Menurut Nicke, selama program mandatori pencampuran biodiesel dengan solar berlangsung, insentif justru hanya dinikmati produsen FAME. Sebab, BPDPKS menambal selisih harga jual FAME yang dibeli Pertamina dari para pengusaha tersebut.
"Pertamina tidak mendapatkan insentif. Tapi insentif atau kompensasi itu diterima para pengusaha FAME. Ketika ada selisih harga, antara FAME dengan solar, gap-nya dibayarkan BPDPKS. Pertamina membeli FAME itu seharga maksimum sama dengan harga solar," katanya.
Biaya operasional naik
Direktur Perencanaan dan Pengembangan Bisnis Pertamina Patra Niaga, Harsono Budi Santoso, mengatakan dana pembangunan infrastruktur persiapan B35 akan membutuhkan penambahan biaya Rp110 per liter.
"Beberapa hal yang memang perlu diperhatikan di sini memang adalah terkait tambahan investasi dan biaya operasi, yang mana memang untuk implementasi FAME ini kami mengidentifikasi tambahan biaya Rp110 per liter atas peningkatan infrastruktur capex, maupun operasional" jelasnya.
Harsono menyatakan implementasi B35 akan melalui dua tahapan. Tahap pertama akan berlangsung di wilayah regional 1, 2, 8 dan sebagian regional 5 yakni Bali dan Nusa Tenggara pada Februari 2023.
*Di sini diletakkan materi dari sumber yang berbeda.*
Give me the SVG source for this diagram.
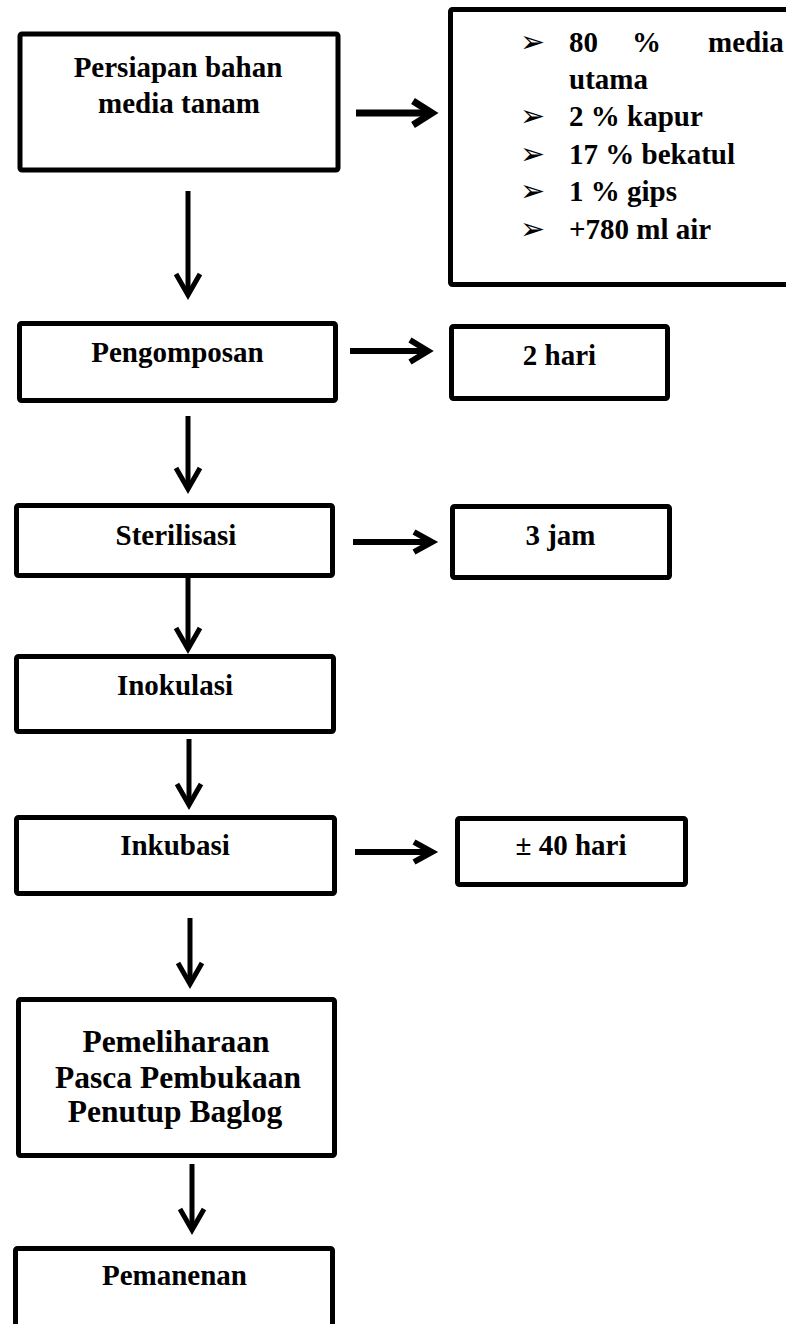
<svg xmlns="http://www.w3.org/2000/svg" width="786" height="1324" viewBox="0 0 786 1324">
<style>
.box{fill:#fff;stroke:#000;stroke-width:5;}
.t{font-family:"Liberation Serif","Times New Roman",serif;font-weight:bold;font-size:29px;fill:#000;}
.big{font-size:31.5px;}
.c{text-anchor:middle;}
.b{font-family:"DejaVu Sans",sans-serif;font-size:30px;fill:#000;}
.ln{fill:none;stroke:#000;stroke-linecap:butt;stroke-linejoin:miter;}
</style>
<rect width="786" height="1324" fill="#fff"/>
<g id="connectors">
  <g class="ln" stroke-width="7">
    <path d="M356 113 H431"/>
    <path d="M413 101 L432 113 L413 125"/>
  </g>
  <g class="ln" stroke-width="6">
    <path d="M350 351 H427"/>
    <path d="M410 340 L428 351 L410 362"/>
    <path d="M353 542 H431"/>
    <path d="M414 532 L432 542 L414 552"/>
    <path d="M355 852 H431"/>
    <path d="M414 842 L432 852 L414 862"/>
  </g>
  <g class="ln" stroke-width="5">
    <path d="M188 191 V295"/>
    <path d="M176 274 L188 295 L200 274"/>
    <path d="M188 416 V489"/>
    <path d="M176 468 L188 489 L200 468"/>
    <path d="M188 578 V649"/>
    <path d="M176 628 L188 649 L200 628"/>
    <path d="M189 739 V805"/>
    <path d="M177 784 L189 805 L201 784"/>
    <path d="M190 918 V984"/>
    <path d="M178 963 L190 984 L202 963"/>
    <path d="M192 1164 V1230"/>
    <path d="M180 1209 L192 1230 L204 1209"/>
  </g>
</g>
<g id="n-persiapan">
  <rect class="box" x="20" y="34" width="318" height="136" rx="2"/>
  <text class="t c" x="178" y="77">Persiapan bahan</text>
  <text class="t c" x="179" y="113">media tanam</text>
</g>
<g id="n-bahan">
  <rect class="box" x="450.5" y="9.5" width="400" height="275" rx="2"/>
  <text class="b" x="520" y="52">➢</text>
  <text class="t" x="569" y="52">80</text>
  <text class="t" x="632" y="52">%</text>
  <text class="t" x="708" y="52">media</text>
  <text class="t" x="569" y="89">utama</text>
  <text class="b" x="520" y="126">➢</text>
  <text class="t" x="569" y="126">2 % kapur</text>
  <text class="b" x="520" y="164">➢</text>
  <text class="t" x="569" y="164">17 % bekatul</text>
  <text class="b" x="520" y="201">➢</text>
  <text class="t" x="569" y="201">1 % gips</text>
  <text class="b" x="520" y="239">➢</text>
  <text class="t" x="569" y="239">+780 ml air</text>
</g>
<g id="n-pengomposan">
  <rect class="box" x="19.5" y="323.5" width="316" height="77" rx="2"/>
  <text class="t c" x="177.5" y="362">Pengomposan</text>
</g>
<g id="n-2hari">
  <rect class="box" x="451.5" y="326.5" width="216" height="72" rx="2"/>
  <text class="t c" x="559.5" y="365">2 hari</text>
</g>
<g id="n-sterilisasi">
  <rect class="box" x="16.5" y="505.5" width="316" height="70" rx="2"/>
  <text class="t c" x="176" y="545">Sterilisasi</text>
</g>
<g id="n-3jam">
  <rect class="box" x="452.5" y="506.5" width="217" height="71" rx="2"/>
  <text class="t c" x="560.5" y="545">3 jam</text>
</g>
<g id="n-inokulasi">
  <rect class="box" x="16.5" y="656.5" width="317" height="75" rx="2"/>
  <text class="t c" x="175" y="695">Inokulasi</text>
</g>
<g id="n-inkubasi">
  <rect class="box" x="16.5" y="817.5" width="318" height="76" rx="2"/>
  <text class="t c" x="175" y="855">Inkubasi</text>
</g>
<g id="n-40hari">
  <rect class="box" x="457.5" y="818.5" width="228" height="66" rx="2"/>
  <text class="t c" x="571" y="855">± 40 hari</text>
</g>
<g id="n-pemeliharaan">
  <rect class="box" x="18.5" y="999.5" width="316" height="156" rx="2"/>
  <text class="t big c" x="176" y="1052">Pemeliharaan</text>
  <text class="t big c" x="178" y="1088">Pasca Pembukaan</text>
  <text class="t big c" x="175" y="1122">Penutup Baglog</text>
</g>
<g id="n-pemanenan">
  <rect class="box" x="15.5" y="1248.5" width="317" height="78" rx="2"/>
  <text class="t c" x="174.5" y="1285">Pemanenan</text>
</g>
</svg>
Sementara tahap kedua, yang berlangsung Agustus 2023, akan diimplementasikan di regional 3, 4, 7, dan sebagian regional 5 yakni Jawa Timur dan Madura.
"Dari program implementasi [tahap pertama] ini diperkirakan peningkatan FAME 1,4 juta KL," ujarnya. "Jadi, membutuhkan waktu 6 bulan untuk penyesuaian infrastruktur kemudian juga untuk memastikan quality control," ujarnya.